### [Instruction]
Starting at the top of the entries below, write out each line up to and including the one containing "0.00357, 0.00107, 0.00107];". Leave the pictures out.

### [Provided material]
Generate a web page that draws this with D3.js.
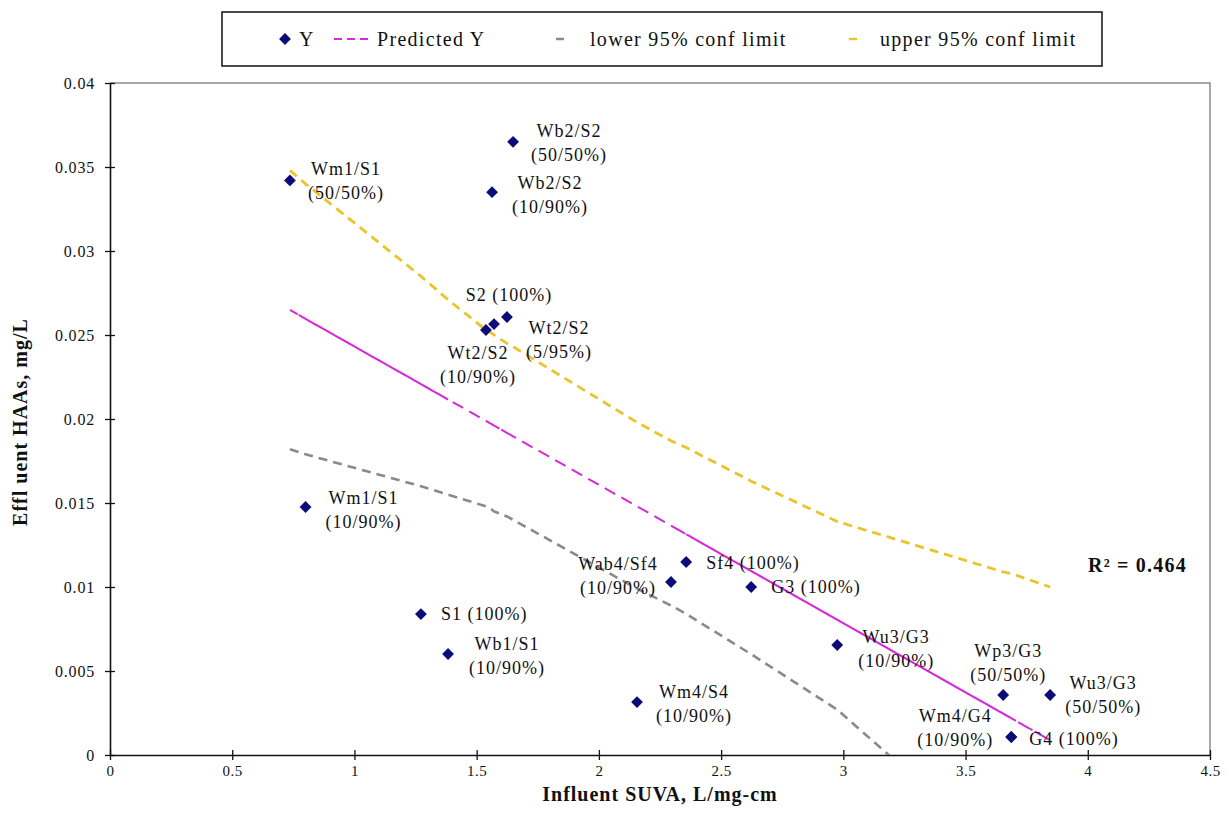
<!DOCTYPE html>
<html>
<head>
<meta charset="utf-8">
<script src="https://cdn.jsdelivr.net/npm/d3@7"></script>
<style>
  body { margin: 0; background: #fff; }
  #chart text { font-family: "Liberation Serif", "Times New Roman", Times, serif !important; fill: #111; }
</style>
</head>
<body>
<svg id="chart" width="1231" height="829"></svg>
<script>
// Sample blends: influent SUVA (L/mg-cm) vs effluent HAAs (mg/L)
const names = ["Wm1/S1", "Wb2/S2", "Wb2/S2", "S2", "Wt2/S2", "Wt2/S2", "Wm1/S1", "S1", "Wb1/S1",
  "Wab4/Sf4", "Sf4", "G3", "Wu3/G3", "Wm4/S4", "Wp3/G3", "Wu3/G3", "Wm4/G4", "G4"];
const blends = ["(50/50%)", "(50/50%)", "(10/90%)", "(100%)", "(5/95%)", "(10/90%)", "(10/90%)", "(100%)", "(10/90%)",
  "(10/90%)", "(100%)", "(100%)", "(10/90%)", "(10/90%)", "(50/50%)", "(50/50%)", "(10/90%)", "(100%)"];
const suva = [0.736, 1.649, 1.563, 1.571, 1.624, 1.538, 0.80, 1.272, 1.383,
  2.295, 2.357, 2.623, 2.975, 2.156, 3.654, 3.846, 3.687, 3.687];
const haa = [0.0342, 0.0365, 0.0335, 0.02565, 0.02607, 0.0253, 0.01476, 0.00839, 0.00601,
  0.0103, 0.01149, 0.0100, 0.00655, 0.00315, 0.00357, 0.00357, 0.00107, 0.00107];

// Regression output, in worksheet row order
const predX = [1.272, 0.80, 1.383, 0.736, 1.538, 1.571, 1.624, 1.563, 1.649,
  2.156, 3.846, 2.295, 3.687, 2.357, 3.687, 2.623, 3.654, 2.975];
const predY = [0.02208, 0.02596, 0.02116, 0.02649, 0.01989, 0.01961, 0.01918, 0.01968, 0.01897,
  0.01480, 0.00088, 0.01365, 0.00219, 0.01314, 0.00219, 0.01095, 0.00246, 0.00805];

// 95% confidence limits, sorted by SUVA
const limX = [0.736, 0.80, 1.272, 1.383, 1.538, 1.563, 1.571, 1.624, 1.649,
  2.156, 2.295, 2.357, 2.623, 2.975, 3.654, 3.687, 3.846];
const lowerY = [0.0182, 0.0179, 0.0160, 0.0155, 0.0148, 0.0146, 0.0145, 0.0142, 0.0140,
  0.0099, 0.0089, 0.0084, 0.0060, 0.0027, -0.0060, -0.0064, -0.0083];
const upperY = [0.0348, 0.0340, 0.0285, 0.0271, 0.0253, 0.0251, 0.0250, 0.0245, 0.0243,
  0.0198, 0.0187, 0.0183, 0.0163, 0.0139, 0.0109, 0.0108, 0.0100];

const xTicks = [0, 0.5, 1, 1.5, 2, 2.5, 3, 3.5, 4, 4.5];
const yTicks = [0, 0.005, 0.01, 0.015, 0.02, 0.025, 0.03, 0.035, 0.04];
const rSquared = "R² = 0.464";

// Label placement around each marker: [dx, dy of first line, stacked?, anchor]
const labelPlace = [
  [56, -12, true, "middle"], [56, -11, true, "middle"], [58, -10, true, "middle"],
  [15, -29, false, "middle"], [52, 11, true, "middle"], [-8, 23, true, "middle"],
  [58, -9, true, "middle"], [20, 0, false, "start"], [59, -10, true, "middle"],
  [-53, -18, true, "middle"], [20, 1, false, "start"], [20, 0, false, "start"],
  [59, -8, true, "middle"], [57, -10, true, "middle"], [5, -44, true, "middle"],
  [53, -12, true, "middle"], [-56, -21, true, "middle"], [18, 2, false, "start"]
];

const serif = '"Liberation Serif", "Times New Roman", serif';
const svg = d3.select("#chart");
const plotLeft = 110, plotRight = 1210, plotTop = 83, plotBottom = 755;
const x = d3.scaleLinear().domain([0, 4.5]).range([plotLeft, plotRight]);
const y = d3.scaleLinear().domain([0, 0.04]).range([plotBottom, plotTop]);

const navy = "#0c0c78", magenta = "#d62ad6", gold = "#e9c52a", grey = "#8a8a8a";

svg.append("defs").append("clipPath").attr("id", "plot")
  .append("rect").attr("x", plotLeft).attr("y", plotTop)
  .attr("width", plotRight - plotLeft).attr("height", plotBottom - plotTop);

// plot frame
svg.append("path").attr("d", `M${plotLeft},${plotTop}H${plotRight}V${plotBottom}`)
  .attr("fill", "none").attr("stroke", "#8c8c8c").attr("stroke-width", 1.5);

// axes
const fmtY = d => d === 0 ? "0" : String(+d.toFixed(3));
const yAxis = svg.append("g").attr("transform", `translate(${plotLeft},0)`)
  .call(d3.axisLeft(y).tickValues(yTicks).tickFormat(fmtY).tickSizeInner(5).tickSizeOuter(0).tickPadding(10));
yAxis.selectAll(".tick line").attr("x2", 5).attr("x1", -5);
const xAxis = svg.append("g").attr("transform", `translate(0,${plotBottom})`)
  .call(d3.axisBottom(x).tickValues(xTicks).tickFormat(d => String(d)).tickSizeInner(5).tickSizeOuter(0).tickPadding(5));
xAxis.selectAll(".tick line").attr("y1", -5).attr("y2", 5);
[yAxis, xAxis].forEach(g => {
  g.attr("font-family", serif);
  g.select(".domain").attr("stroke", "#111").attr("stroke-width", 1.6);
  g.selectAll(".tick line").attr("stroke", "#111").attr("stroke-width", 1.3);
  g.selectAll(".tick text").attr("fill", "#111");
});
yAxis.selectAll(".tick text").attr("font-size", 16).attr("letter-spacing", 0.8);
xAxis.selectAll(".tick text").attr("font-size", 15).attr("letter-spacing", 0.5);

// axis titles
svg.append("text").attr("x", (plotLeft + plotRight) / 2).attr("y", 801).attr("text-anchor", "middle")
  .attr("font-size", 20).attr("letter-spacing", 1).attr("font-weight", "bold").text("Influent SUVA, L/mg-cm");
svg.append("text").attr("transform", `translate(27,${(plotTop + plotBottom) / 2 + 3}) rotate(-90)`)
  .attr("text-anchor", "middle").attr("font-size", 20).attr("letter-spacing", 1).attr("font-weight", "bold")
  .text("Effl uent HAAs, mg/L");

// series lines
const lines = svg.append("g").attr("clip-path", "url(#plot)");
const lineGen = d3.line().x(d => x(d[0])).y(d => y(d[1]));
lines.append("path").datum(limX.map((v, i) => [v, lowerY[i]])).attr("d", lineGen)
  .attr("fill", "none").attr("stroke", grey).attr("stroke-width", 2.6).attr("stroke-dasharray", "9,6");
lines.append("path").datum(limX.map((v, i) => [v, upperY[i]])).attr("d", lineGen)
  .attr("fill", "none").attr("stroke", gold).attr("stroke-width", 2.8).attr("stroke-dasharray", "9,6");
lines.append("path").datum(predX.map((v, i) => [v, predY[i]])).attr("d", lineGen)
  .attr("fill", "none").attr("stroke", magenta).attr("stroke-width", 2).attr("stroke-dasharray", "12,7");

// markers
const diamond = d3.symbol(d3.symbolSquare, 70);
svg.append("g").selectAll("path").data(suva).join("path")
  .attr("d", diamond)
  .attr("transform", (d, i) => `translate(${x(d)},${y(haa[i])}) rotate(45)`)
  .attr("fill", navy);

// point labels
const lbl = svg.append("g").attr("font-size", 18).attr("letter-spacing", 1);
suva.forEach((v, i) => {
  const [dx, dy, stacked, anchor] = labelPlace[i];
  const px = x(v) + dx, py = y(haa[i]) + dy;
  if (stacked) {
    lbl.append("text").attr("x", px).attr("y", py).attr("dy", "0.35em").attr("text-anchor", anchor).text(names[i]);
    lbl.append("text").attr("x", px).attr("y", py + 24).attr("dy", "0.35em").attr("text-anchor", anchor).text(blends[i]);
  } else {
    lbl.append("text").attr("x", px).attr("y", py).attr("dy", "0.35em").attr("text-anchor", anchor)
      .text(names[i] + " " + blends[i]);
  }
});

// R-squared
svg.append("text").attr("x", 1088).attr("y", 565).attr("dy", "0.35em")
  .attr("font-size", 20).attr("letter-spacing", 1.2).attr("font-weight", "bold").text(rSquared);

// legend
const lg = svg.append("g").attr("font-size", 20).attr("letter-spacing", 1.3);
lg.append("rect").attr("x", 222).attr("y", 12).attr("width", 880).attr("height", 54)
  .attr("fill", "#fff").attr("stroke", "#111").attr("stroke-width", 1.5);
const ly = 39;
lg.append("path").attr("d", diamond).attr("transform", `translate(285,${ly}) rotate(45)`).attr("fill", navy);
lg.append("text").attr("x", 299).attr("y", ly).attr("dy", "0.35em").text("Y");
lg.append("line").attr("x1", 334).attr("x2", 372).attr("y1", ly).attr("y2", ly)
  .attr("stroke", magenta).attr("stroke-width", 2).attr("stroke-dasharray", "8,5");
lg.append("text").attr("x", 377).attr("y", ly).attr("dy", "0.35em").text("Predicted Y");
lg.append("line").attr("x1", 556).attr("x2", 564).attr("y1", ly).attr("y2", ly)
  .attr("stroke", grey).attr("stroke-width", 2.5);
lg.append("text").attr("x", 590).attr("y", ly).attr("dy", "0.35em").text("lower 95% conf limit");
lg.append("line").attr("x1", 849).attr("x2", 857).attr("y1", ly).attr("y2", ly)
  .attr("stroke", gold).attr("stroke-width", 2.5);
lg.append("text").attr("x", 880).attr("y", ly).attr("dy", "0.35em").text("upper 95% conf limit");
</script>
</body>
</html>
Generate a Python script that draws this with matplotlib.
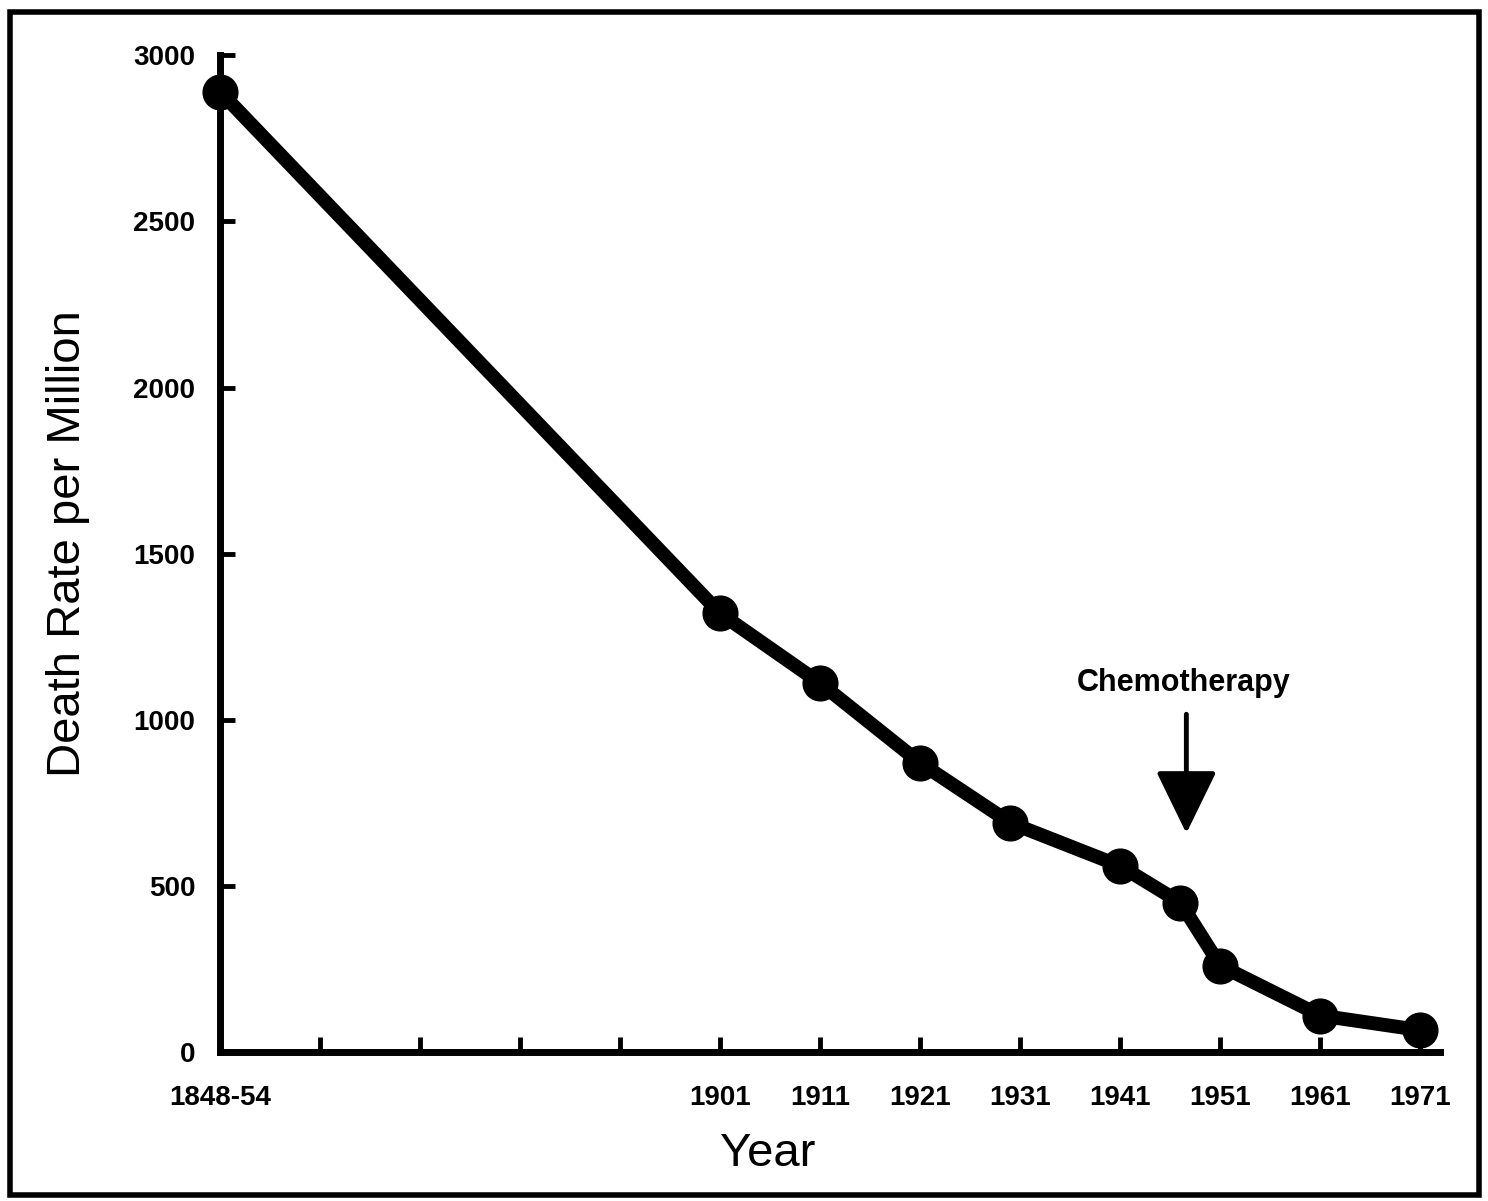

### [Reply to the task]
Generate a web page that draws this with D3.js.
<!DOCTYPE html>
<html>
<head>
<meta charset="utf-8">
<script src="https://cdn.jsdelivr.net/npm/d3@7"></script>
<style>
  body { margin: 0; background: #fff; }
  #chart text { font-family: "Liberation Serif", "Times New Roman", Times, serif !important; fill: #111; }
</style>
</head>
<body>
<svg id="chart" width="1231" height="829"></svg>
<script>
// Sample blends: influent SUVA (L/mg-cm) vs effluent HAAs (mg/L)
const names = ["Wm1/S1", "Wb2/S2", "Wb2/S2", "S2", "Wt2/S2", "Wt2/S2", "Wm1/S1", "S1", "Wb1/S1",
  "Wab4/Sf4", "Sf4", "G3", "Wu3/G3", "Wm4/S4", "Wp3/G3", "Wu3/G3", "Wm4/G4", "G4"];
const blends = ["(50/50%)", "(50/50%)", "(10/90%)", "(100%)", "(5/95%)", "(10/90%)", "(10/90%)", "(100%)", "(10/90%)",
  "(10/90%)", "(100%)", "(100%)", "(10/90%)", "(10/90%)", "(50/50%)", "(50/50%)", "(10/90%)", "(100%)"];
const suva = [0.736, 1.649, 1.563, 1.571, 1.624, 1.538, 0.80, 1.272, 1.383,
  2.295, 2.357, 2.623, 2.975, 2.156, 3.654, 3.846, 3.687, 3.687];
const haa = [0.0342, 0.0365, 0.0335, 0.02565, 0.02607, 0.0253, 0.01476, 0.00839, 0.00601,
  0.0103, 0.01149, 0.0100, 0.00655, 0.00315, 0.00357, 0.00357, 0.00107, 0.00107];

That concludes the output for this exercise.